ご自身が使いやすいのであれば、ノートに手書きで始めてみるのも悪くありませんが、この際ですからエクセルを使った帳簿に挑戦してみましょう。
3-1 エクセル
パソコンをお持ちならば、表計算ソフト・エクセルもしくは、それに相当するソフトが入っていることでしょう。
ネット上には、エクセルを利用した現金出納帳のテンプレートが数多く公開されています。
次のリンクに簡単なものをご用意しましたが、ご自身で使いやすいものをお選びください。
こちらを利用すれば、合計金額の計算も楽ですし、後日領収書が見つかっても日付順での書き足しが可能です。
ただ、行の挿入でずれたり、計算式を消したりして書式が崩れてしまうこともあります。操作には気をつけて、自己責任でお使いください。
3-2 会計ソフト・アプリ
パソコン・スマホから使える会計ソフト・アプリが数多くあります。
様式通りに数字を入れるだけの手軽さ、書式が崩れたりする心配も無いのが利点です。
銀行口座やクレジットカード、電子マネーと連携して自動で記録する、便利な機能もありますが、ここで注意しなければいけないのが、現金では使えないという事です。
現金の出入りは、絶対に自動で記録できませんし、摘要もご自身で入力する必要があります。

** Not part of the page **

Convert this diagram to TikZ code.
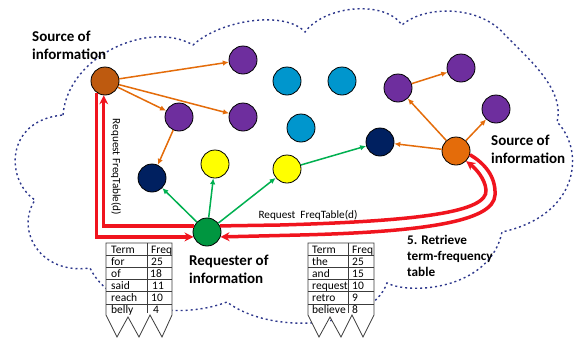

現金を扱ったその日に記入する習慣・意識づけが大事という点は、何を使っても一緒です。
また、当初は無料となっていても、一定期間が経過した場合、機能を増やした場合に、有料に切り替わることもあります。
帳簿のデジタル化は最近の調査でもまだ途上ですが、大きい事業者ほど進んでいるのは事実です。
将来的に会社を大きくする、専任の経理担当者を置く、といった事を見据えているならば、このような会計ソフトの導入を進めていきましょう。
4.キャッシュレス化で現金出納帳の手間を減らす
一般的に、祝儀や香典に電子マネーを使うことが浸透しないように、現金を使うケースがゼロになるのは難しいかもしれませんが、いま話題のキャッシュレス化で減らしていくことは可能です。
銀行振込はもちろん、支払いに法人向けのクレジットカードや電子マネー、カードでの支払いと同時に銀行口座から引き落とされるデビットカードを使えば、現金での支払いを減らせますので、結果として現金出納帳を記入する機会そのものが減るわけです。
銀行の通帳やカードの明細を見れば、現金よりも出入りの把握が簡単ですし、将来的には3-2のような会計ソフト・アプリに連携させて自動記録を導入してもよいでしょう。
現金から離れられない業種や事情はあると思いますが、現金出納帳以外にもメリットが大きいキャッシュレス化も検討してみましょう。
さいごに
以上、現金出納帳について見てきました。
毎日のように帳簿に向き合うのは面倒でしょう。
しかし、現金の正確な使い道と残高がわかるメリットは大きいです。
さらに、帳簿を付ける人と、現金を管理する人を別々にすれば、安心感が高まります。
多種多様な科目、加減が難しい摘要など、ちょっと混乱する所もあるかもしれませんが、日付順に現金の出入りを記していく簡単な帳簿なので、そう難しく考えずに始めてみましょう。